Such are the tropics. All this
reconciles us to our dews, fogs, vapours, and drizzle--to our
apothecaries rushing about with gargles and tinctures--to our old,
British, constitutional coughs, sore throats, and swelled faces."
Space should be found, in even the shortest book on Sydney Smith, for two
passages in which, perhaps more effectively than anywhere else, he clinched
an argument with a masterpiece of fun. The first is the warning to the
United States against the love of military glory. The second is the
wonderful concatenation of fallacies in "Noodle's Oration."[139] Both these
pieces will he found in Appendix B.
In 1840 he wrote to a friend:--
"I printed my reviews to show, if I could, that I had not passed my
life merely in making jokes; but that I had made use of what little
powers of pleasantry I might be endowed with, to discountenance bad,
and to encourage liberal and wise principles."

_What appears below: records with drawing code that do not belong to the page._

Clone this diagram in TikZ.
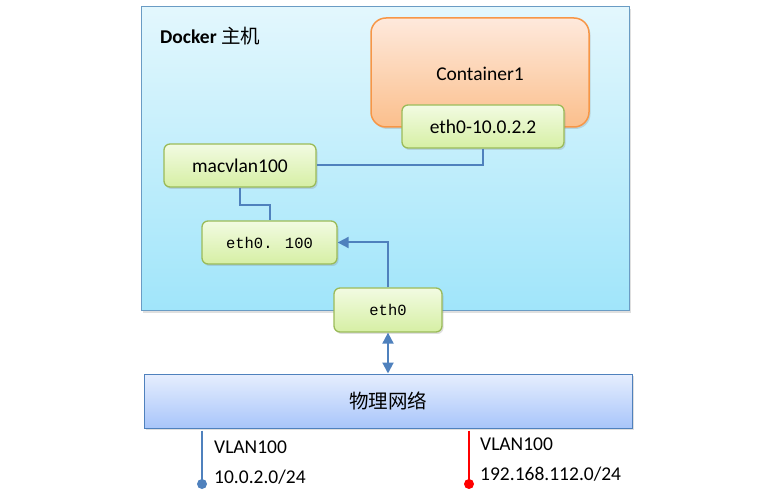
\documentclass[tikz,border=0pt]{standalone}
\usepackage{fontspec}
\setmainfont{Carlito}
\newfontfamily\cjk{Noto Sans CJK SC}
\newfontfamily\mono{Liberation Mono}
\usetikzlibrary{arrows.meta,shadows}

\definecolor{hostTop}{HTML}{E3F7FD}
\definecolor{hostBot}{HTML}{A0E5FA}
\definecolor{hostLine}{HTML}{6A9CC4}
\definecolor{ctnTop}{HTML}{FEE9DC}
\definecolor{ctnBot}{HTML}{FBBF8C}
\definecolor{ctnLine}{HTML}{F79646}
\definecolor{nicTop}{HTML}{F2FBE2}
\definecolor{nicBot}{HTML}{D6EFA4}
\definecolor{nicLine}{HTML}{9BBB59}
\definecolor{netTop}{HTML}{E6EEFE}
\definecolor{netBot}{HTML}{A8C5FA}
\definecolor{netLine}{HTML}{4F81BD}

\tikzset{
  box/.style={inner sep=0pt, line width=1pt,
    drop shadow={opacity=0.25, shadow xshift=1.5pt, shadow yshift=-2pt}},
  hostbox/.style={box, draw=hostLine, top color=hostTop, bottom color=hostBot},
  ctnbox/.style={box, draw=ctnLine, line width=1.5pt, top color=ctnTop, bottom color=ctnBot,
    rounded corners=15pt},
  nicbox/.style={box, draw=nicLine, line width=1.3pt, top color=nicTop, bottom color=nicBot,
    rounded corners=6pt},
  netbox/.style={box, draw=netLine, top color=netTop, bottom color=netBot},
  link/.style={draw=netLine, line width=2pt},
  tag/.style={anchor=west, inner sep=0pt, font=\fontsize{19.5}{22}\selectfont}
}

\begin{document}
\begin{tikzpicture}[x=1pt, y=-1pt]
  \useasboundingbox (0,0) rectangle (761,497);

  % docker host
  \node[hostbox, minimum width=488pt, minimum height=304pt] (host) at (385,159) {};
  \node[tag, font=\fontsize{19.5}{22}\selectfont\bfseries] (hostname) at (160,36) {Docker {\cjk\mdseries 主机}};

  % container and its interface
  \node[ctnbox, minimum width=218pt, minimum height=109pt] (ctn) at (480,72.5) {};
  \node[inner sep=0pt, font=\fontsize{19.5}{22}\selectfont] (ctnname) at (480,74) {Container1};
  \node[nicbox, minimum width=162pt, minimum height=43pt, font=\fontsize{19.5}{22}\selectfont]
    (ip) at (483,126.5) {eth0-10.0.2.2};

  % host interfaces
  \node[nicbox, minimum width=152pt, minimum height=43pt, font=\fontsize{19.5}{22}\selectfont]
    (mv) at (240,165.5) {macvlan100};
  \node[nicbox, minimum width=135pt, minimum height=43pt, font=\mono\fontsize{15.5}{18}\selectfont]
    (e100) at (269.5,242.5) {eth0. 100};
  \node[nicbox, minimum width=108pt, minimum height=44pt, font=\mono\fontsize{15.5}{18}\selectfont]
    (e0) at (388,310) {eth0};

  % physical network
  \node[netbox, minimum width=488pt, minimum height=54pt, font=\cjk\fontsize{19.5}{22}\selectfont]
    (net) at (388,401) {物理网络};

  \draw[link] (ip.south) |- (mv.east);
  \draw[link] (mv.south) -- ++(0,17) -| (e100.north);
  \draw[link, -{Triangle[length=11pt, width=11pt]}] (e0.north) |- (e100.east);
  \draw[link, {Triangle[length=11pt, width=11pt]}-{Triangle[length=11pt, width=11pt]}]
    (e0.south) -- (net.north);

  % vlans
  \coordinate (v1) at (202,484);
  \coordinate (v2) at (469,484);
  \draw[link] (net.south -| v1) ++(0,2) -- (v1);
  \fill[netLine] (v1) circle (5);
  \draw[link, draw=red] (net.south -| v2) ++(0,2) -- (v2);
  \fill[red] (v2) circle (5);

  \node[tag] (v1name) at (214,447) {VLAN100};
  \node[tag] (v1net) at (214,477) {10.0.2.0/24};
  \node[tag] (v2name) at (480,444) {VLAN100};
  \node[tag] (v2net) at (480,474) {192.168.112.0/24};
\end{tikzpicture}
\end{document}
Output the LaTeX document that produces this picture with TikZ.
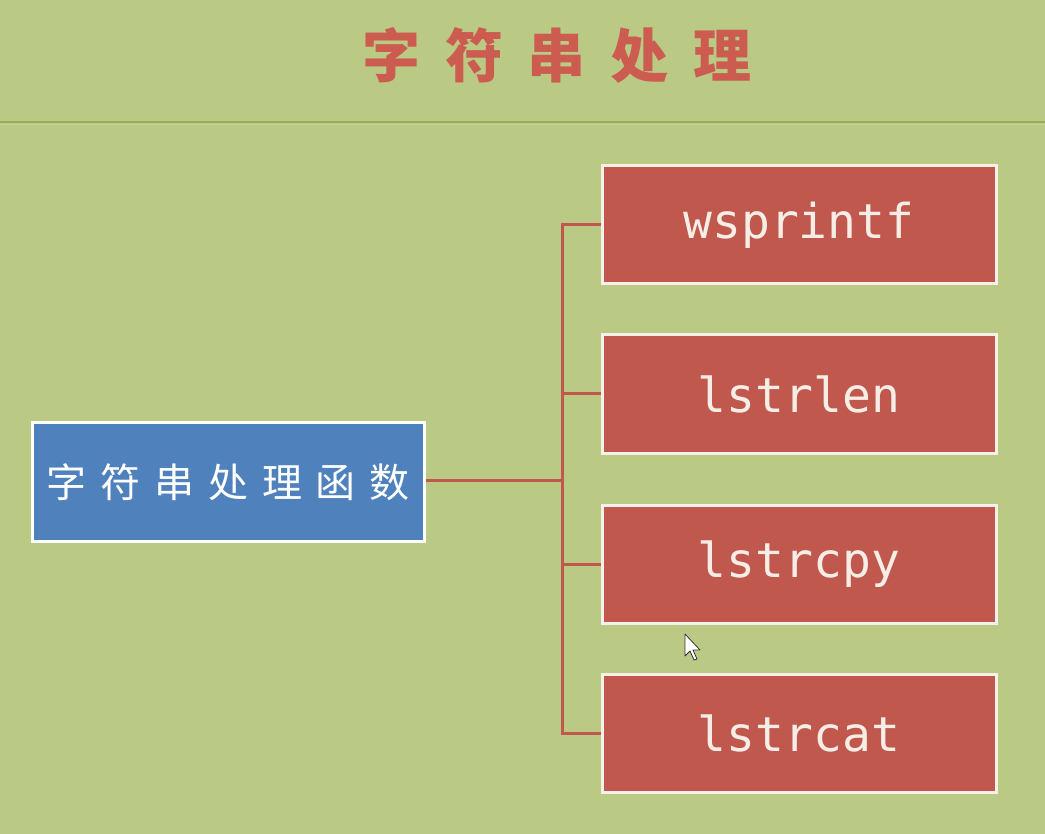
\documentclass[tikz,border=0pt]{standalone}
\usepackage{fontspec}
\newfontfamily\cjk{Noto Sans CJK SC}
\newfontfamily\mono{DejaVu Sans Mono}
\definecolor{bg}{RGB}{186,202,132}
\definecolor{rule}{RGB}{150,176,88}
\definecolor{rulelight}{RGB}{200,214,150}
\definecolor{redbox}{RGB}{192,88,78}
\definecolor{bluebox}{RGB}{79,129,189}
\definecolor{titlered}{RGB}{204,92,80}
\definecolor{lighttext}{RGB}{246,238,230}
\definecolor{boxedge}{RGB}{246,240,232}
\tikzset{
  fnbox/.style={draw=boxedge, line width=3pt, fill=redbox, minimum width=394pt, minimum height=118pt,
    text=lighttext, font=\mono\fontsize{48}{54}\selectfont, inner sep=0pt},
  mainbox/.style={draw=white, line width=3pt, fill=bluebox, minimum width=392pt, minimum height=119pt,
    text=white, font=\cjk\fontsize{40}{46}\selectfont, inner sep=0pt},
  link/.style={draw=redbox, line width=3pt},
}
\begin{document}
\begin{tikzpicture}[x=1pt,y=-1pt]
\useasboundingbox (0,0) rectangle (1045,834);
\fill[bg] (0,0) rectangle (1045,834);
\draw[rule, line width=2pt] (0,122) -- (1045,122);
\draw[rulelight, line width=1pt] (0,125) -- (1045,125);
\node[text=titlered, font=\cjk\bfseries\fontsize{58}{64}\selectfont] (title) at (557,55)
  {字\hspace{25pt}符\hspace{25pt}串\hspace{25pt}处\hspace{25pt}理};
\node[mainbox] (main) at (228,482) {字\hspace{14pt}符\hspace{14pt}串\hspace{14pt}处\hspace{14pt}理\hspace{14pt}函\hspace{14pt}数};
\node[fnbox] (f1) at (799,225) {wsprintf};
\node[fnbox] (f2) at (799,394) {lstrlen};
\node[fnbox] (f3) at (799,564) {lstrcpy};
\node[fnbox] (f4) at (799,733) {lstrcat};
\coordinate (top) at (562,225);
\coordinate (bot) at (562,733);
\coordinate (mid) at (562,480);
\draw[link] (main.east |- mid) -- (mid);
\draw[link] (f1.west) -- (top) -- (bot) -- (f4.west);
\draw[link] (f2.west) -- (top |- f2.west);
\draw[link] (f3.west) -- (top |- f3.west);
% mouse cursor
\draw[black!80, fill=white, line width=0.8pt, line join=round]
  (685,634) -- (685,656) -- (690,651) -- (694,660) -- (697,659) -- (693,650) -- (700,650) -- cycle;
\end{tikzpicture}
\end{document}
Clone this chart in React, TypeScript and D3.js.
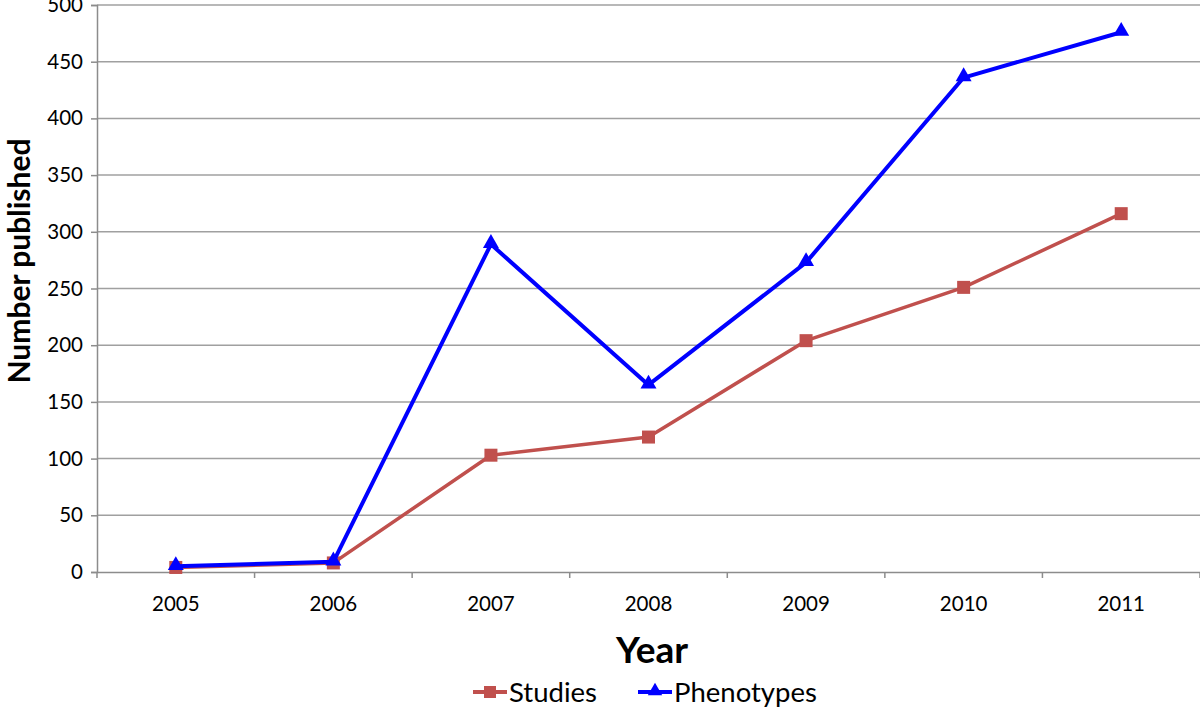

The natural and becoming indolence of age was now beginning to show itself
in Sydney Smith. He had worked harder than most men in his day, and now he
wisely cultivated ease. In his comfortable house in Green Street, he
received his friends with what he himself so excellently called "that
honest joy which warms more than dinner or wine"; but he went less than of
old into general society. Least of all was he inclined to that most
melancholy of all exertions which consists in rushing about to
entertainments which do not amuse.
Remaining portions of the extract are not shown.